Task statement: Copy every entry word for word, but skip the pictures.

+++ Data shown

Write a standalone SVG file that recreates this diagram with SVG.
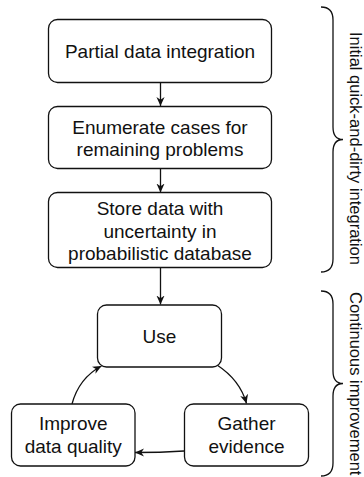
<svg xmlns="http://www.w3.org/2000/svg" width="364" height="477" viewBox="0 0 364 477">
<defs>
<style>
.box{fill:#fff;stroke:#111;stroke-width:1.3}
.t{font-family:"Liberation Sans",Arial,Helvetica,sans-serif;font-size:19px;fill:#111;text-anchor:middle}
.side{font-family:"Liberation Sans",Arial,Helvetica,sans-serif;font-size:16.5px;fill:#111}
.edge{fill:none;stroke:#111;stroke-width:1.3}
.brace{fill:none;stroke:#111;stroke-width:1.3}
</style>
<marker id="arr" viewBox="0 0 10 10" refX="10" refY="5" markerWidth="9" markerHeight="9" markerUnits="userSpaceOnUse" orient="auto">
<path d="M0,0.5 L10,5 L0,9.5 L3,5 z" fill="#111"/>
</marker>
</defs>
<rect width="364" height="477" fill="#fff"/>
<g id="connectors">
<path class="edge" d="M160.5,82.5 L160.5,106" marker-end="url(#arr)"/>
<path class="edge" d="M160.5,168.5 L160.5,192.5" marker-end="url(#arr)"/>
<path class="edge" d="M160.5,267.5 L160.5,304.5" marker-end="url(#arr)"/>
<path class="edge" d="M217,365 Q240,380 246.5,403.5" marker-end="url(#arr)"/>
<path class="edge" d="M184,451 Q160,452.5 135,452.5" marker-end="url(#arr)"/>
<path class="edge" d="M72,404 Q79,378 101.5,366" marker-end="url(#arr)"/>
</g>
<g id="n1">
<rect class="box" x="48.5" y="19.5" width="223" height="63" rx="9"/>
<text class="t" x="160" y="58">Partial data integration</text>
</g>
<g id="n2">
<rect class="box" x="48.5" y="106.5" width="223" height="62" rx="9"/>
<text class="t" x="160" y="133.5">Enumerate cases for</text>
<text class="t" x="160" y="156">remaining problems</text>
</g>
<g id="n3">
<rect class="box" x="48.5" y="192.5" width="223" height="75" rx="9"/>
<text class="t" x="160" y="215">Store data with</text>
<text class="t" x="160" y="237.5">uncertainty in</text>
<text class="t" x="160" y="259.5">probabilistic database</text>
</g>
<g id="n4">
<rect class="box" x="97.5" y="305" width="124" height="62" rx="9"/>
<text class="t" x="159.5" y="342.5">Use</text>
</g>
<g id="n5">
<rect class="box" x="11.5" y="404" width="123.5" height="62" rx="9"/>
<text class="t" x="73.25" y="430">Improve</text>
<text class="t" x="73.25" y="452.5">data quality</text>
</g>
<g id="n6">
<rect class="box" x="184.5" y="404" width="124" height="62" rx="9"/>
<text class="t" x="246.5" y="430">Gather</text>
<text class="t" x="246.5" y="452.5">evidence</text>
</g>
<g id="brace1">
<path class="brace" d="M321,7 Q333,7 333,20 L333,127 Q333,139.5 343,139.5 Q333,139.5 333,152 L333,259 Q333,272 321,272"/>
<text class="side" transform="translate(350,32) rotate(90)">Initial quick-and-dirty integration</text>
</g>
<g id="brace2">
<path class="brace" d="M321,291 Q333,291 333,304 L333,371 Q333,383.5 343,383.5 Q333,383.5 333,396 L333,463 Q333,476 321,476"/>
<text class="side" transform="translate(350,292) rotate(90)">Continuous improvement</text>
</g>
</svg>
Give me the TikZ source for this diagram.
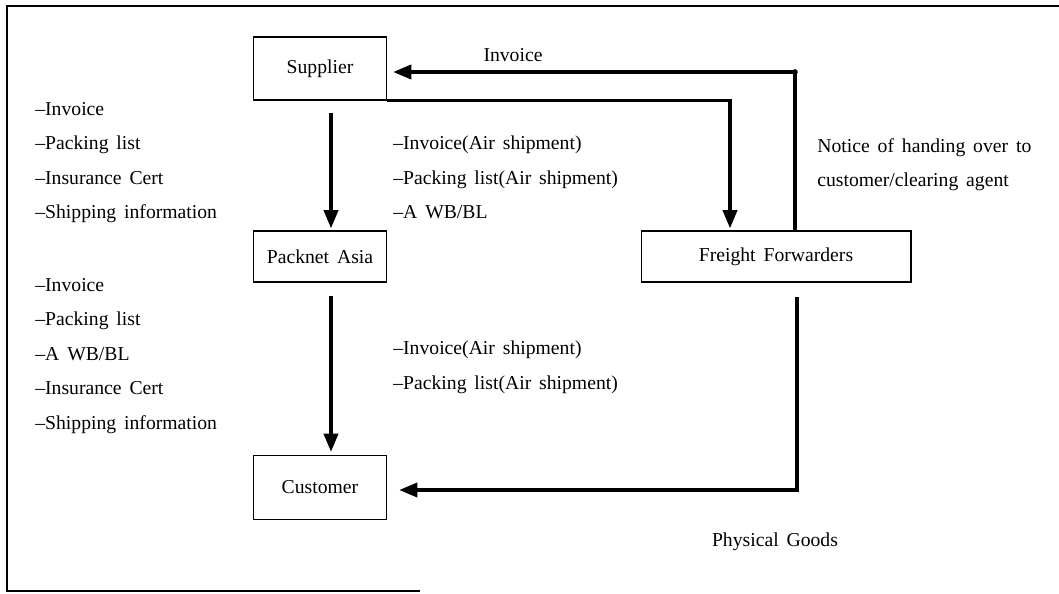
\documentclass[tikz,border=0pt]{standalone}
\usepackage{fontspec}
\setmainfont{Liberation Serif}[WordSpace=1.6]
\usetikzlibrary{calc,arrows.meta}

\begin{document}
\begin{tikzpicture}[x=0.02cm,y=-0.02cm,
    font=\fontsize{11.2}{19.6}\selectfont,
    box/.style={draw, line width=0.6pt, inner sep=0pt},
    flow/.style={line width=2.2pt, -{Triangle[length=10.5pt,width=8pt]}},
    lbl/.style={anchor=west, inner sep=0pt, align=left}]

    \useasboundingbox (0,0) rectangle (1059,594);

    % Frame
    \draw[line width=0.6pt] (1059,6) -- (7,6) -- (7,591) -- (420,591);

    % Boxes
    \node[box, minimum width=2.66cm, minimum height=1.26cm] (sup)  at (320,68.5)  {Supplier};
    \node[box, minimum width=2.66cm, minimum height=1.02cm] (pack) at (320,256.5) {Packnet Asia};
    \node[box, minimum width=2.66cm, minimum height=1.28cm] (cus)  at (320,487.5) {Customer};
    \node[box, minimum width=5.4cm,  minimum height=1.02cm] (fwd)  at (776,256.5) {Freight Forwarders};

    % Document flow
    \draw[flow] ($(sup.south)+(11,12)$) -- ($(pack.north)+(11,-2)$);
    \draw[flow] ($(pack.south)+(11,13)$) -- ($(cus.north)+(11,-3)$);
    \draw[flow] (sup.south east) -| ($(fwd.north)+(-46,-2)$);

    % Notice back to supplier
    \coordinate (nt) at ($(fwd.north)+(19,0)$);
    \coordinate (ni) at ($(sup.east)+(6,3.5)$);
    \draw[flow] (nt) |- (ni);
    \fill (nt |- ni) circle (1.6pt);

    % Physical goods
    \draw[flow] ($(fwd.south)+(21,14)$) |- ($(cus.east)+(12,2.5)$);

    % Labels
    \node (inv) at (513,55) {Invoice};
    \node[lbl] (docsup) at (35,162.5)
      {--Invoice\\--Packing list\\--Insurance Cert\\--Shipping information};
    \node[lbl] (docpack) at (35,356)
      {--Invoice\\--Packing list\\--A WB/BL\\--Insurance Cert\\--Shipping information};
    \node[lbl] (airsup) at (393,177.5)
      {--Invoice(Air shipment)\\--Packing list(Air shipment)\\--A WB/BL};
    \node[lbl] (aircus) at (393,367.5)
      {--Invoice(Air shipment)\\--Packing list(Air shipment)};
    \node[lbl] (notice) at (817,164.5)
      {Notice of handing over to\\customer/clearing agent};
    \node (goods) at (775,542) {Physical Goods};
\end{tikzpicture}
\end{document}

++++++

Full response:
Write a standalone SVG file that recreates this diagram with SVG.
<svg xmlns="http://www.w3.org/2000/svg" width="364" height="477" viewBox="0 0 364 477">
<defs>
<style>
.box{fill:#fff;stroke:#111;stroke-width:1.3}
.t{font-family:"Liberation Sans",Arial,Helvetica,sans-serif;font-size:19px;fill:#111;text-anchor:middle}
.side{font-family:"Liberation Sans",Arial,Helvetica,sans-serif;font-size:16.5px;fill:#111}
.edge{fill:none;stroke:#111;stroke-width:1.3}
.brace{fill:none;stroke:#111;stroke-width:1.3}
</style>
<marker id="arr" viewBox="0 0 10 10" refX="10" refY="5" markerWidth="9" markerHeight="9" markerUnits="userSpaceOnUse" orient="auto">
<path d="M0,0.5 L10,5 L0,9.5 L3,5 z" fill="#111"/>
</marker>
</defs>
<rect width="364" height="477" fill="#fff"/>
<g id="connectors">
<path class="edge" d="M160.5,82.5 L160.5,106" marker-end="url(#arr)"/>
<path class="edge" d="M160.5,168.5 L160.5,192.5" marker-end="url(#arr)"/>
<path class="edge" d="M160.5,267.5 L160.5,304.5" marker-end="url(#arr)"/>
<path class="edge" d="M217,365 Q240,380 246.5,403.5" marker-end="url(#arr)"/>
<path class="edge" d="M184,451 Q160,452.5 135,452.5" marker-end="url(#arr)"/>
<path class="edge" d="M72,404 Q79,378 101.5,366" marker-end="url(#arr)"/>
</g>
<g id="n1">
<rect class="box" x="48.5" y="19.5" width="223" height="63" rx="9"/>
<text class="t" x="160" y="58">Partial data integration</text>
</g>
<g id="n2">
<rect class="box" x="48.5" y="106.5" width="223" height="62" rx="9"/>
<text class="t" x="160" y="133.5">Enumerate cases for</text>
<text class="t" x="160" y="156">remaining problems</text>
</g>
<g id="n3">
<rect class="box" x="48.5" y="192.5" width="223" height="75" rx="9"/>
<text class="t" x="160" y="215">Store data with</text>
<text class="t" x="160" y="237.5">uncertainty in</text>
<text class="t" x="160" y="259.5">probabilistic database</text>
</g>
<g id="n4">
<rect class="box" x="97.5" y="305" width="124" height="62" rx="9"/>
<text class="t" x="159.5" y="342.5">Use</text>
</g>
<g id="n5">
<rect class="box" x="11.5" y="404" width="123.5" height="62" rx="9"/>
<text class="t" x="73.25" y="430">Improve</text>
<text class="t" x="73.25" y="452.5">data quality</text>
</g>
<g id="n6">
<rect class="box" x="184.5" y="404" width="124" height="62" rx="9"/>
<text class="t" x="246.5" y="430">Gather</text>
<text class="t" x="246.5" y="452.5">evidence</text>
</g>
<g id="brace1">
<path class="brace" d="M321,7 Q333,7 333,20 L333,127 Q333,139.5 343,139.5 Q333,139.5 333,152 L333,259 Q333,272 321,272"/>
<text class="side" transform="translate(350,32) rotate(90)">Initial quick-and-dirty integration</text>
</g>
<g id="brace2">
<path class="brace" d="M321,291 Q333,291 333,304 L333,371 Q333,383.5 343,383.5 Q333,383.5 333,396 L333,463 Q333,476 321,476"/>
<text class="side" transform="translate(350,292) rotate(90)">Continuous improvement</text>
</g>
</svg>
Give me the TikZ source for this diagram.
\documentclass[tikz,border=0pt]{standalone}
\usepackage{fontspec}
\setmainfont{Liberation Serif}[WordSpace=1.6]
\usetikzlibrary{calc,arrows.meta}

\begin{document}
\begin{tikzpicture}[x=0.02cm,y=-0.02cm,
    font=\fontsize{11.2}{19.6}\selectfont,
    box/.style={draw, line width=0.6pt, inner sep=0pt},
    flow/.style={line width=2.2pt, -{Triangle[length=10.5pt,width=8pt]}},
    lbl/.style={anchor=west, inner sep=0pt, align=left}]

    \useasboundingbox (0,0) rectangle (1059,594);

    % Frame
    \draw[line width=0.6pt] (1059,6) -- (7,6) -- (7,591) -- (420,591);

    % Boxes
    \node[box, minimum width=2.66cm, minimum height=1.26cm] (sup)  at (320,68.5)  {Supplier};
    \node[box, minimum width=2.66cm, minimum height=1.02cm] (pack) at (320,256.5) {Packnet Asia};
    \node[box, minimum width=2.66cm, minimum height=1.28cm] (cus)  at (320,487.5) {Customer};
    \node[box, minimum width=5.4cm,  minimum height=1.02cm] (fwd)  at (776,256.5) {Freight Forwarders};

    % Document flow
    \draw[flow] ($(sup.south)+(11,12)$) -- ($(pack.north)+(11,-2)$);
    \draw[flow] ($(pack.south)+(11,13)$) -- ($(cus.north)+(11,-3)$);
    \draw[flow] (sup.south east) -| ($(fwd.north)+(-46,-2)$);

    % Notice back to supplier
    \coordinate (nt) at ($(fwd.north)+(19,0)$);
    \coordinate (ni) at ($(sup.east)+(6,3.5)$);
    \draw[flow] (nt) |- (ni);
    \fill (nt |- ni) circle (1.6pt);

    % Physical goods
    \draw[flow] ($(fwd.south)+(21,14)$) |- ($(cus.east)+(12,2.5)$);

    % Labels
    \node (inv) at (513,55) {Invoice};
    \node[lbl] (docsup) at (35,162.5)
      {--Invoice\\--Packing list\\--Insurance Cert\\--Shipping information};
    \node[lbl] (docpack) at (35,356)
      {--Invoice\\--Packing list\\--A WB/BL\\--Insurance Cert\\--Shipping information};
    \node[lbl] (airsup) at (393,177.5)
      {--Invoice(Air shipment)\\--Packing list(Air shipment)\\--A WB/BL};
    \node[lbl] (aircus) at (393,367.5)
      {--Invoice(Air shipment)\\--Packing list(Air shipment)};
    \node[lbl] (notice) at (817,164.5)
      {Notice of handing over to\\customer/clearing agent};
    \node (goods) at (775,542) {Physical Goods};
\end{tikzpicture}
\end{document}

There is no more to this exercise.